In terms of equipment, the new academic space has technical equipment and software to develop educational resources mediated by augmented reality and virtual reality, in addition to enabling other developments such as 3D resources.

The total investment in the laboratory amounts to about RD$11 million, which includes financing from Fondocyt and the counterpart provided by INTEC for the conditioning of the physical space, connectivity and administrative expenses.

The project will analyze whether there are differences in students’ academic performance when they are exposed to content designed in an Extended Reality format and used under the “immersive” and “desktop” modality. Likewise, the program seeks to gauge students’ motivation and level of satisfaction with the new modality.

INTEC researchers intend to use the laboratory to create a virtual community of university professors interested in the educational use of extended reality, virtual reality and augmented reality. The software and work methodology will allow any teacher, with basic training, to develop their own resources.

As Chaljub explained, initially the resources generated as a product of the laboratory’s work will be adapted to the careers in the Basic and Environmental Sciences area of INTEC and, in the medium and long term, the methodology and use of extended reality resources will be expanded to all careers and academic areas of the university, as well as to other interested educational institutions, both at the pre-university and university levels.
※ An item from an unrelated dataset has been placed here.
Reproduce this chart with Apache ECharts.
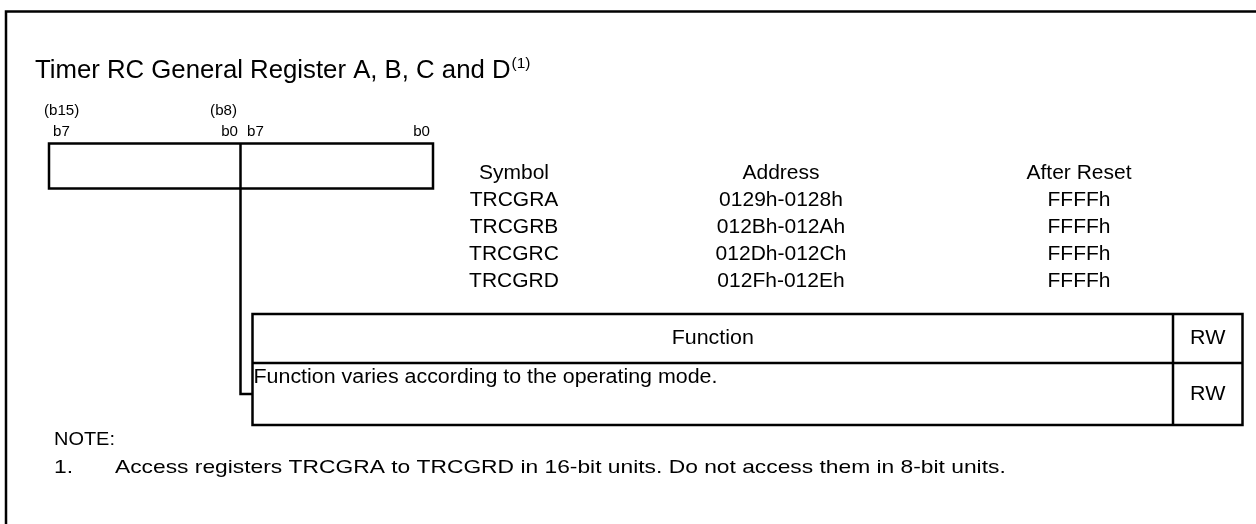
<!DOCTYPE html>
<html>
<head>
<meta charset="utf-8">
<script src="https://cdn.jsdelivr.net/npm/echarts@6/dist/echarts.min.js"></script>
<style>
html,body{margin:0;padding:0;background:#fff;}
#main{width:1256px;height:524px;}
</style>
</head>
<body>
<div id="main"></div>
<script>
// ---- data ----
var titleText = 'Timer RC General Register A, B, C and D';
var titleNote = '(1)';
var bitLabelsTop = ['(b15)', '(b8)'];
var bitLabelsBottom = ['b7', 'b0', 'b7', 'b0'];
var infoHeaders = ['Symbol', 'Address', 'After Reset'];
var symbols = ['TRCGRA', 'TRCGRB', 'TRCGRC', 'TRCGRD'];
var addresses = ['0129h-0128h', '012Bh-012Ah', '012Dh-012Ch', '012Fh-012Eh'];
var resetValues = ['FFFFh', 'FFFFh', 'FFFFh', 'FFFFh'];
var funcHeader = ['Function', 'RW'];
var funcRows = [['Function varies according to the operating mode.', 'RW']];
var noteTitle = 'NOTE:';
var notes = ['Access registers TRCGRA to TRCGRD in 16-bit units. Do not access them in 8-bit units.'];

// ---- layout ----
var FONT = '"Liberation Sans", Arial, sans-serif';
var L = {
  border: {x: 6, y: 11.5, lw: 2.5},
  title: {x: 35, y: 71, size: 25, sx: 1.03, supSize: 15, supDy: -7},
  bitTop: {y: 111.5, size: 14, sx: 1.08, xs: [44, 237], align: ['left', 'right']},
  bitBot: {y: 132, size: 14, sx: 1.08, xs: [53, 238, 247, 430], align: ['left', 'right', 'left', 'right']},
  box: {x0: 49, x1: 433, y0: 143.5, y1: 188.5, xd: 240.5, lw: 2.5},
  info: {cols: [514, 781, 1079], y0: 173, dy: 27, size: 20, sx: 1.05},
  ftab: {x0: 252.5, x1: 1242.5, xd: 1173, y0: 314, y1: 363, y2: 425, lw: 2.5, size: 20, sx: 1.07, rowTextDy: 14},
  conn: {y: 394},
  note: {x: 54, y: 440, lineY: 468, numX: 54, textX: 115, size: 19, titleSx: 1.05, sx: 1.2}
};

var chart = echarts.init(document.getElementById('main'), null, {renderer: 'canvas'});
var g = [];
function txt(x, y, s, size, sx, align, vAlign) {
  g.push({type: 'text', x: x, y: y, scaleX: sx || 1, silent: true,
    style: {text: s, x: 0, y: 0, fill: '#000', font: size + 'px ' + FONT, textAlign: align || 'left', textVerticalAlign: vAlign || 'middle'}});
}
function line(x1, y1, x2, y2, lw) {
  g.push({type: 'line', silent: true, shape: {x1: x1, y1: y1, x2: x2, y2: y2}, style: {stroke: '#000', lineWidth: lw}});
}
function poly(pts, lw) {
  g.push({type: 'polyline', silent: true, shape: {points: pts}, style: {stroke: '#000', lineWidth: lw, fill: null}});
}
function rect(x0, y0, x1, y1, lw) {
  g.push({type: 'rect', silent: true, shape: {x: x0, y: y0, width: x1 - x0, height: y1 - y0}, style: {stroke: '#000', lineWidth: lw, fill: null}});
}
var measure = document.createElement('canvas').getContext('2d');
function textW(s, size) { measure.font = size + 'px ' + FONT; return measure.measureText(s).width; }

// outer border
poly([[L.border.x, 524], [L.border.x, L.border.y], [1256, L.border.y]], L.border.lw);

// title
txt(L.title.x, L.title.y, titleText, L.title.size, L.title.sx, 'left');
var titleW = textW(titleText, L.title.size) * L.title.sx;
txt(L.title.x + titleW + 1, L.title.y + L.title.supDy, titleNote, L.title.supSize, L.title.sx, 'left');

// bit labels
bitLabelsTop.forEach(function (s, i) { txt(L.bitTop.xs[i], L.bitTop.y, s, L.bitTop.size, L.bitTop.sx, L.bitTop.align[i]); });
bitLabelsBottom.forEach(function (s, i) { txt(L.bitBot.xs[i], L.bitBot.y, s, L.bitBot.size, L.bitBot.sx, L.bitBot.align[i]); });

// register box
rect(L.box.x0, L.box.y0, L.box.x1, L.box.y1, L.box.lw);
line(L.box.xd, L.box.y0, L.box.xd, L.box.y1, L.box.lw);

// connector
poly([[L.box.xd, L.box.y1], [L.box.xd, L.conn.y], [L.ftab.x0, L.conn.y]], L.box.lw);

// info table
var I = L.info;
infoHeaders.forEach(function (s, i) { txt(I.cols[i], I.y0, s, I.size, I.sx, 'center'); });
symbols.forEach(function (s, r) {
  var y = I.y0 + I.dy * (r + 1);
  txt(I.cols[0], y, s, I.size, I.sx, 'center');
  txt(I.cols[1], y, addresses[r], I.size, I.sx, 'center');
  txt(I.cols[2], y, resetValues[r], I.size, I.sx, 'center');
});

// function table
var F = L.ftab;
rect(F.x0, F.y0, F.x1, F.y2, F.lw);
line(F.x0, F.y1, F.x1, F.y1, F.lw);
line(F.xd, F.y0, F.xd, F.y2, F.lw);
txt((F.x0 + F.xd) / 2, (F.y0 + F.y1) / 2, funcHeader[0], F.size, F.sx, 'center');
txt((F.xd + F.x1) / 2, (F.y0 + F.y1) / 2, funcHeader[1], F.size, F.sx, 'center');
funcRows.forEach(function (row) {
  txt(F.x0 + 1, F.y1 + F.rowTextDy, row[0], F.size, F.sx, 'left');
  txt((F.xd + F.x1) / 2, (F.y1 + F.y2) / 2, row[1], F.size, F.sx, 'center');
});

// notes
var N = L.note;
txt(N.x, N.y, noteTitle, N.size, N.titleSx, 'left');
notes.forEach(function (s, i) {
  txt(N.numX, N.lineY + i * 26, (i + 1) + '.', N.size, N.sx, 'left');
  txt(N.textX, N.lineY + i * 26, s, N.size, N.sx, 'left');
});

chart.setOption({animation: false, backgroundColor: '#fff', graphic: {elements: g}});
</script>
</body>
</html>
The national team of the project includes Josefina Pepín as a co-researcher from the Pedro Henríquez Ureña National University (UNPHU) and Pamela Michel, in charge of Risk Management at INTEC, who serves as a research assistant. Also present were Genaro Rodríguez, Deputy Minister of Science and Technology of the MESCyT and the Vice Chancellor of Research Projects, Linkage and Internationalization of the UNPHU, Claudia Acra, the members of the INTEC Academic Council and a broad student representation.